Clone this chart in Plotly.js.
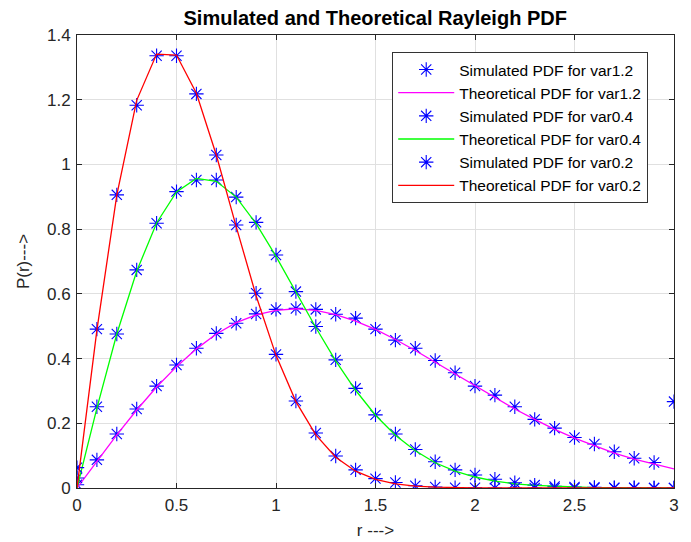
<!DOCTYPE html>
<html>
<head>
<meta charset="utf-8">
<script src="https://cdn.plot.ly/plotly-3.0.1.min.js"></script>
<style>html,body{margin:0;padding:0;background:#fff;}#chart{width:691px;height:542px;}</style>
</head>
<body>
<div id="chart"></div>
<script>
const r = [0,0.1,0.2,0.3,0.4,0.5,0.6,0.7,0.8,0.9,1.0,1.1,1.2,1.3,1.4,1.5,1.6,1.7,1.8,1.9,2.0,2.1,2.2,2.3,2.4,2.5,2.6,2.7,2.8,2.9,3.0];

const simVar12 = [0.010,0.087,0.167,0.244,0.315,0.380,0.432,0.478,0.509,0.538,0.552,0.555,0.552,0.537,0.525,0.491,0.457,0.432,0.394,0.356,0.315,0.287,0.251,0.212,0.185,0.156,0.136,0.112,0.092,0.079,0.267];
const theoVar12 = [0,0.083,0.164,0.241,0.312,0.375,0.430,0.476,0.511,0.535,0.549,0.554,0.549,0.536,0.516,0.490,0.459,0.425,0.389,0.352,0.315,0.279,0.244,0.212,0.181,0.154,0.130,0.108,0.089,0.073,0.059];

const simVar04 = [0.031,0.251,0.476,0.674,0.818,0.916,0.952,0.952,0.899,0.821,0.720,0.607,0.499,0.396,0.308,0.226,0.167,0.119,0.081,0.056,0.040,0.027,0.016,0.009,0.005,0.003,0.002,0.001,0.001,0.000,0.000];
const theoVar04 = [0,0.247,0.476,0.670,0.819,0.915,0.957,0.948,0.899,0.817,0.716,0.606,0.496,0.393,0.302,0.225,0.163,0.115,0.078,0.052,0.034,0.021,0.013,0.008,0.005,0.003,0.001,0.001,0.000,0.000,0.000];

const simVar02 = [0.063,0.491,0.906,1.183,1.336,1.336,1.218,1.029,0.813,0.602,0.413,0.269,0.170,0.099,0.056,0.029,0.017,0.007,0.003,0.001,0.001,0.000,0.000,0.000,0.000,0.000,0.000,0.000,0.000,0.000,0.000];
const theoVar02 = [0,0.488,0.905,1.198,1.341,1.338,1.220,1.029,0.808,0.594,0.410,0.267,0.164,0.095,0.052,0.027,0.013,0.006,0.003,0.001,0.000,0.000,0.000,0.000,0.000,0.000,0.000,0.000,0.000,0.000,0.000];

const names = ['Simulated PDF for var1.2','Theoretical PDF for var1.2','Simulated PDF for var0.4','Theoretical PDF for var0.4','Simulated PDF for var0.2','Theoretical PDF for var0.2'];
const xTicks = [0,0.5,1,1.5,2,2.5,3];
const xTickText = ['0','0.5','1','1.5','2','2.5','3'];
const yTicks = [0,0.2,0.4,0.6,0.8,1,1.2,1.4];
const yTickText = ['0','0.2','0.4','0.6','0.8','1','1.2','1.4'];

function sim(y, name){
  return {x:r, y:y, name:name, type:'scatter', mode:'markers',
    marker:{symbol:'asterisk-open', size:12, color:'#0000ff', line:{color:'#0000ff', width:1.1}}};
}
function theo(y, name, color){
  return {x:r, y:y, name:name, type:'scatter', mode:'lines', line:{color:color, width:1.3}};
}

const data = [
  sim(simVar12, names[0]), theo(theoVar12, names[1], '#ff00ff'),
  sim(simVar04, names[2]), theo(theoVar04, names[3], '#00ff00'),
  sim(simVar02, names[4]), theo(theoVar02, names[5], '#ff0000')
];

const FONT = 'Liberation Sans, Arial, sans-serif';
const axisCommon = {
  showgrid:true, gridcolor:'#e0e0e0', gridwidth:1,
  showline:true, linecolor:'#262626', linewidth:1, mirror:'ticks',
  ticks:'inside', ticklen:5, tickcolor:'#262626',
  zeroline:false, tickfont:{family:FONT, size:17, color:'#262626'}
};

const layout = {
  width:691, height:542,
  margin:{l:77, r:17, t:35, b:54},
  paper_bgcolor:'#ffffff', plot_bgcolor:'#ffffff',
  font:{family:FONT, color:'#262626'},
  title:{text:'<b>Simulated and Theoretical Rayleigh PDF</b>', font:{size:20, color:'#000000'}, x:0.543, xanchor:'center', y:1-18/542, yanchor:'middle'},
  xaxis:Object.assign({}, axisCommon, {range:[0,3], tickvals:xTicks, ticktext:xTickText, ticklabelstandoff:2,
    title:{text:'r --->', font:{size:17, color:'#262626'}, standoff:9}}),
  yaxis:Object.assign({}, axisCommon, {range:[0,1.4], tickvals:yTicks, ticktext:yTickText, ticklabelstandoff:2,
    title:{text:'P(r)--->', font:{size:17, color:'#262626'}, standoff:13}}),
  showlegend:true,
  legend:{x:0.528, y:0.9625, xanchor:'left', yanchor:'top', bgcolor:'#ffffff', bordercolor:'#333333', borderwidth:1,
    font:{size:15.5, family:FONT, color:'#000000'}, itemwidth:56, tracegroupgap:0},
};

Plotly.newPlot('chart', data, layout, {displayModeBar:false, staticPlot:true});
</script>
</body>
</html>
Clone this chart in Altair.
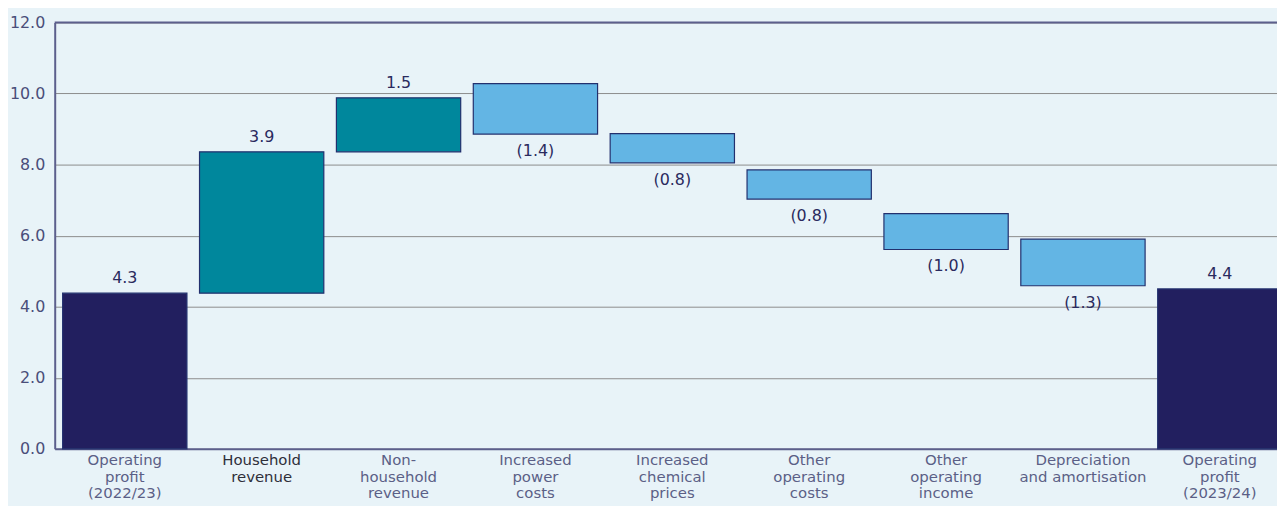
import altair as alt
import pandas as pd

categories = [
    "Operating|profit|(2022/23)",
    "Household|revenue",
    "Non-|household|revenue",
    "Increased|power|costs",
    "Increased|chemical|prices",
    "Other|operating|costs",
    "Other|operating|income",
    "Depreciation|and amortisation",
    "Operating|profit|(2023/24)",
]
bar_start = [0.0, 4.38, 8.36, 10.28, 8.87, 7.85, 6.62, 5.90, 0.0]
bar_end = [4.38, 8.36, 9.88, 8.86, 8.05, 7.03, 5.61, 4.59, 4.50]
value_labels = ["4.3", "3.9", "1.5", "(1.4)", "(0.8)", "(0.8)", "(1.0)", "(1.3)", "4.4"]
kinds = ["total", "increase", "increase", "decrease", "decrease", "decrease",
         "decrease", "decrease", "total"]

df = pd.DataFrame({
    "cat": categories,
    "start": bar_start,
    "end": bar_end,
    "label": value_labels,
    "kind": kinds,
})
df["top"] = df[["start", "end"]].max(axis=1)
df["bottom"] = df[["start", "end"]].min(axis=1)

BG = "#E8F3F8"
AXIS = "#5C5F8C"
FONT = "DejaVu Sans"

x_enc = alt.X(
    "cat:N",
    sort=categories,
    scale=alt.Scale(range=[0, 1243], paddingInner=0.092, paddingOuter=0.058),
    axis=alt.Axis(
        title=None,
        labelAngle=0,
        labelExpr="split(datum.label, '|')",
        labelFont=FONT,
        labelFontSize=15,
        labelLineHeight=16.5,
        labelColor={"condition": {"test": "datum.value == 'Household|revenue'", "value": "#2F2F3A"},
                    "value": "#5B5F86"},
        labelPadding=4,
        ticks=False,
        domainColor=AXIS,
        domainWidth=2,
        grid=False,
        labelOverlap=False,
    ),
)

y_scale = alt.Scale(domain=[0, 12], nice=False)

bars = alt.Chart(df).mark_bar(stroke="#22306E", strokeWidth=1.2).encode(
    x=x_enc,
    y=alt.Y(
        "start:Q",
        scale=y_scale,
        axis=alt.Axis(
            title=None,
            values=[0, 2, 4, 6, 8, 10, 12],
            format=".1f",
            labelFont=FONT,
            labelFontSize=16,
            labelColor="#4A4E7A",
            labelPadding=10,
            ticks=False,
            domainColor=AXIS,
            domainWidth=2,
            grid=True,
            gridColor="#8C8C8C",
            gridWidth=1,
        ),
    ),
    y2="end:Q",
    color=alt.Color(
        "kind:N",
        scale=alt.Scale(domain=["total", "increase", "decrease"],
                        range=["#221F5F", "#00879C", "#63B5E4"]),
        legend=None,
    ),
)

top_rule = alt.Chart(df).mark_rule(color=AXIS, strokeWidth=2).encode(
    y=alt.datum(12, scale=y_scale)
).transform_filter("datum.kind == 'total' && datum.end < 4.4")

pos_text = alt.Chart(df).transform_filter("datum.kind != 'decrease'").mark_text(
    font=FONT, fontSize=16, color="#2A2A5E", dy=-15, baseline="middle"
).encode(x=alt.X("cat:N", sort=categories), y=alt.Y("top:Q", scale=y_scale), text="label:N")

neg_text = alt.Chart(df).transform_filter("datum.kind == 'decrease'").mark_text(
    font=FONT, fontSize=16, color="#2A2A5E", dy=17, baseline="middle"
).encode(x=alt.X("cat:N", sort=categories), y=alt.Y("bottom:Q", scale=y_scale), text="label:N")

chart = alt.layer(bars, top_rule, pos_text, neg_text).properties(
    width=1230,
    height=429,
    autosize=alt.AutoSizeParams(type="none"),
    padding={"left": 47, "top": 13, "right": 0, "bottom": 58},
    background=BG,
).configure_view(stroke=None)

chart.save("out.html", embed_options={"renderer": "svg", "actions": False})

* * * * * * *

**What you are asked to do:** Take the lines above starting at the one containing "Clone this chart in Altair." and ending at the one containing "import pandas as pd", and print them again exactly, without pictures.

**Solution below:**
Clone this chart in Altair.
import altair as alt
import pandas as pd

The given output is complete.